» What to do:
Skip all pictures. Write out the data below from its first line through the line that contains "const yTicks = [0,1,2,3,4,5,6,7,8,9];".

» Available data:
+ + + + +

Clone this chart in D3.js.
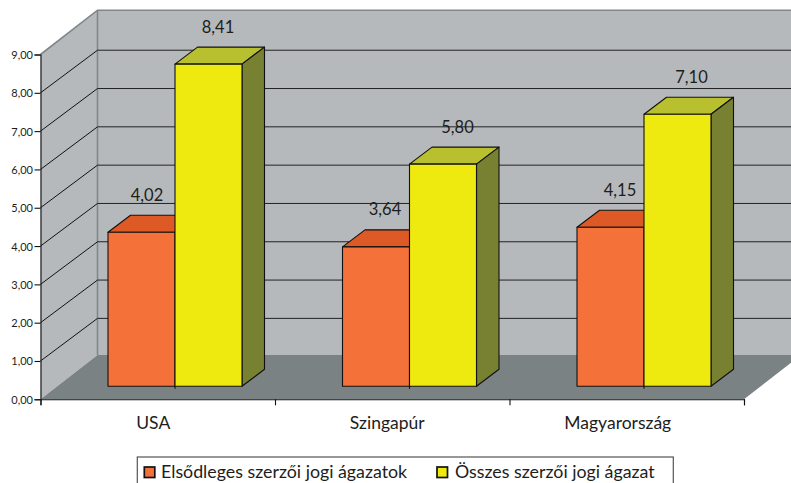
<!DOCTYPE html>
<html><head><meta charset="utf-8">
<script src="https://cdn.jsdelivr.net/npm/d3@7/dist/d3.min.js"></script>
<style>html,body{margin:0;padding:0;background:#fff;overflow:hidden}svg{display:block}text{font-family:Lato,"Open Sans",sans-serif;fill:#1d1d1b}</style>
</head><body><svg id="c" width="791" height="483"></svg>
<script>
const categories = ["USA", "Szingapúr", "Magyarország"];
const seriesNames = ["Elsődleges szerzői jogi ágazatok", "Összes szerzői jogi ágazat"];
const primaryValues = [4.02, 3.64, 4.15];
const totalValues = [8.41, 5.80, 7.10];
const yTicks = [0,1,2,3,4,5,6,7,8,9];

const svg = d3.select("#c");
const fmt = d3.format(".2f"), comma = v => fmt(v).replace(".", ",");
const x0 = 40.5, x1 = 744, yB = 399.3, yT = 54.5;
const wallDx = 57, wallDy = -44.3, gridDy = -42.6, barDx = 22.5, barDy = -17, barLift = -13;
const x = d3.scaleBand().domain(categories).range([x0, x1]);
const y = d3.scaleLinear().domain([0, 9]).range([yB, yT]);
const inner = d3.scaleBand().domain([0, 1]).range([67.5, 201.5]);
const P = pts => pts.map(p => p.join(",")).join(" ");
const wallC = "#b6b9bc", floorC = "#7a8283", edge = "#7f8788", ink = "#111";

// back wall, side wall, floor
svg.append("polygon").attr("points", P([[x0+wallDx,yT+wallDy],[830,yT+wallDy],[830,yB+wallDy],[x0+wallDx,yB+wallDy]])).attr("fill", wallC);
svg.append("polygon").attr("points", P([[x0,yT],[x0+wallDx,yT+wallDy],[x0+wallDx,yB+wallDy],[x0,yB]])).attr("fill", wallC);
svg.append("polygon").attr("points", P([[x0,yB],[x0+wallDx,yB+wallDy],[x1+wallDx,yB+wallDy],[x1,yB]])).attr("fill", floorC);

// wall edges
svg.append("polyline").attr("points", P([[x0,yT],[x0+wallDx,yT+wallDy],[791,yT+wallDy]])).attr("fill","none").attr("stroke",edge).attr("stroke-width",1.6);
svg.append("line").attr("x1",x0+wallDx).attr("x2",x0+wallDx).attr("y1",yT+wallDy).attr("y2",yB+wallDy).attr("stroke",edge).attr("stroke-width",1.6);

// grid
const grid = yTicks.filter(v => v > 0 && v < 9);
svg.selectAll(".gb").data(grid).join("line").attr("x1", x0+wallDx).attr("x2", 791)
  .attr("y1", d => y(d)+gridDy).attr("y2", d => y(d)+gridDy).attr("stroke", "#222").attr("stroke-width", 1);
svg.selectAll(".gs").data(grid).join("line").attr("x1", x0).attr("x2", x0+wallDx)
  .attr("y1", d => y(d)).attr("y2", d => y(d)+gridDy).attr("stroke", ink).attr("stroke-width", 1);

// axes
const gy = svg.append("g").attr("transform", `translate(${x0},0)`)
  .call(d3.axisLeft(y).tickValues(yTicks).tickFormat(comma).tickSize(6).tickPadding(1.5));
gy.selectAll("text").attr("font-size", 11).attr("dy", "0.36em");
const gx = svg.append("g").attr("transform", `translate(0,${yB})`)
  .call(d3.axisBottom(d3.scaleLinear().domain([0,3]).range([x0,x1])).tickValues([0,1,2,3]).tickFormat("").tickSize(6));
[gy,gx].forEach(g => { g.selectAll("path,line").attr("stroke", ink).attr("stroke-width", 1.1); });
const catDx = [-4.5, -5, -9];
categories.forEach((c, i) => svg.append("text").text(c).attr("x", x(c)+x.bandwidth()/2+catDx[i]).attr("y", 429).attr("text-anchor","middle").attr("font-size",17.5));

// bars
const colours = [{f:"#f4713a",t:"#dd5a26",s:"#b04a20"},{f:"#eee90f",t:"#b9c030",s:"#788032"}];
const zero = y(0) + barLift;
const labelDx = [[5.5,9.5],[9,14.5],[9.5,14]];
categories.forEach((c, i) => {
  [primaryValues[i], totalValues[i]].forEach((v, k) => {
    const L = x(c)+inner(k), R = L+inner.bandwidth(), top = y(v)+barLift;
    const col = colours[k], g = svg.append("g").attr("stroke","#111").attr("stroke-width",1.1).attr("stroke-linejoin","round");
    g.append("polygon").attr("points", P([[L,top],[L+barDx,top+barDy],[R+barDx,top+barDy],[R,top]])).attr("fill",col.t);
    g.append("polygon").attr("points", P([[R,top],[R+barDx,top+barDy],[R+barDx,zero+barDy],[R,zero]])).attr("fill",col.s);
    g.append("rect").attr("x",L).attr("y",top).attr("width",R-L).attr("height",zero-top).attr("fill",col.f);
  });
  const mid = x(c)+inner(1);
  svg.append("line").attr("x1",mid).attr("x2",mid).attr("y1",zero).attr("y2",zero+2.5).attr("stroke","#111").attr("stroke-width",1.1);
});
categories.forEach((c, i) => {
  [primaryValues[i], totalValues[i]].forEach((v, k) => {
    svg.append("text").text(comma(v)).attr("x", x(c)+inner(k)+inner.bandwidth()/2+labelDx[i][k]).attr("y", y(v)+barLift-31.5)
      .attr("text-anchor","middle").attr("font-size",16.5);
  });
});

// legend
svg.append("rect").attr("x",137.3).attr("y",457).attr("width",536).attr("height",40).attr("fill","#fff").attr("stroke","#555").attr("stroke-width",1.2);
const lx = [144.3, 437], tx = [161, 455];
seriesNames.forEach((n, k) => {
  svg.append("rect").attr("x",lx[k]).attr("y",467).attr("width",10.5).attr("height",10.5).attr("fill",colours[k].f).attr("stroke","#111").attr("stroke-width",1.7);
  svg.append("text").text(n).attr("x",tx[k]).attr("y",478).attr("font-size",17.8);
});
</script></body></html>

+ + + + +

» Result of the exercise:
Clone this chart in D3.js.
<!DOCTYPE html>
<html><head><meta charset="utf-8">
<script src="https://cdn.jsdelivr.net/npm/d3@7/dist/d3.min.js"></script>
<style>html,body{margin:0;padding:0;background:#fff;overflow:hidden}svg{display:block}text{font-family:Lato,"Open Sans",sans-serif;fill:#1d1d1b}</style>
</head><body><svg id="c" width="791" height="483"></svg>
<script>
const categories = ["USA", "Szingapúr", "Magyarország"];
const seriesNames = ["Elsődleges szerzői jogi ágazatok", "Összes szerzői jogi ágazat"];
const primaryValues = [4.02, 3.64, 4.15];
const totalValues = [8.41, 5.80, 7.10];
const yTicks = [0,1,2,3,4,5,6,7,8,9];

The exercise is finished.